Cultivate A Centered Mind

Ancient Indian literature always referred to the mind as a monkey – jumping from one branch to another i.e. one useless thought to another. To counteract this, the Smritis teach us Mansik-Ekagrata or centering the mind. A centered mind is free of worries and emotions. It is quiet, at peace, concentrated and focused. But it is not easy to deal with worry or anger. There are many times when the mind keeps repeating negative thoughts. How do you deal with this?

Much of the junk in our heads is anger. Past angers carried over decades, sometimes long after the people involved are dead and gone. Present angers over something that happened, something someone said or did. Anger creates health problems and aggravates negative emotions. How can you be centered if you are a seething mass of anger all the time? So how do you deal with this? The answer is you can’t. You can’t change people to accommodate you. They have free will just as you do. But you can change your response.

The first thing to do is deal with the anger. Be aware that anger comes because you are unhappy with your own life and not because of someone else. Cultivate happiness by making others happy. When you are happy, very little can make you angry. When you are unhappy, every look, every word, every action, can be seen as a threat and will make you fume. An effective way to deal with anger is the ‘letter-method’. Take a particular instance that makes you furious – maybe a fight you had with your spouse, boss, in-laws, friends. You keep thinking of all the things you should have said, but didn’t. You keep kicking yourself for not saying this, or doing that. Instead of spending the next two weeks going on and on with it, spend the next ten minutes to get it over with. Take a sheet of paper and write a letter to the person. Put in everything you felt, the anger, the complaints, the four letter words, everything! Don’t hold back at all. Don’t worry, no one is going to see it but you, because after you have bared your soul, you are going to burn it or flush it away – the way Kareena Kapoor did in the film, Jab We Met!

The purpose of this is to come out clean, to say what you feel you need to say and get it off your chest. Then you no longer have to go on and on in your head. Often this will work at once, but if you feel the need, write it again or again. As often as you need to and every person you need to. Lessen the burden on yourself. If you do the latter you will find that most of the anger is gone in the process itself. Usually it is only two or three major things that make you furious. And the anger mostly comes from feelings of unworthiness or uselessness or being underappreciated. If you feel unworthy and someone calls you a lazy bum, you will be furious. If you don’t feel unworthy the same comment will get no response from you, because you have nothing to prove and are not affected by anyone’s opinion.

We live in a society where role models are often uncentered and fragmented people. The average movie has a hero who pulls out a gun, or leaps up with fury at the slightest hint of insult. Revenge is considered a worthy cause and there is always the villain to blame for the hero’s insecurities. Both – villain and hero – are out trying to prove themselves to the world, which really means they don’t feel worthy within! A centered person is far too secure to take offence and very rarely is angry or upset. The person who has to prove his worth, force respect or demand obedience is the person who feels worthless within, and is trying to force the respect he does not feel for himself from others.

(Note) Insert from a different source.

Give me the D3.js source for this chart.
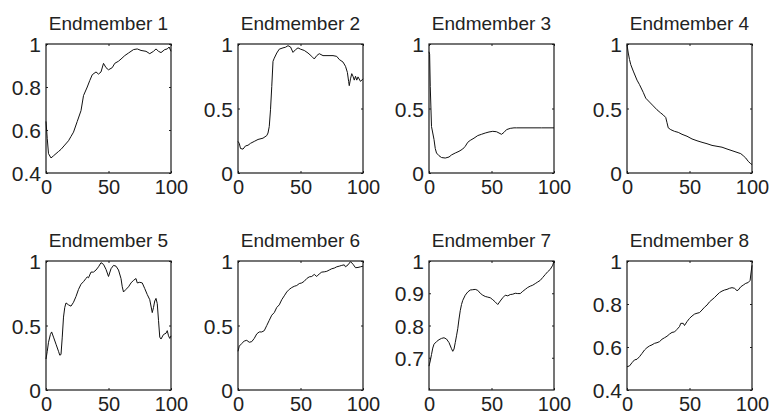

Often youngsters join karate because they want to win every fight, or be stronger than everyone else. In other words they are out to prove themselves and want to express their unworthiness with their fists. But after understanding martial arts training, their attitude changes. Their feeling of self-worth increases, they no longer pick fights. Masters of martial arts very rarely use their formidable powers. When you are centered you are strong, you are serene and life is so good. To get to such a state you have to cleanse out all that blocks you, a lot of which is anger.

Centering is all about keeping your spiritual, mental, emotional and physical bodies’ balanced so that you become a centered person.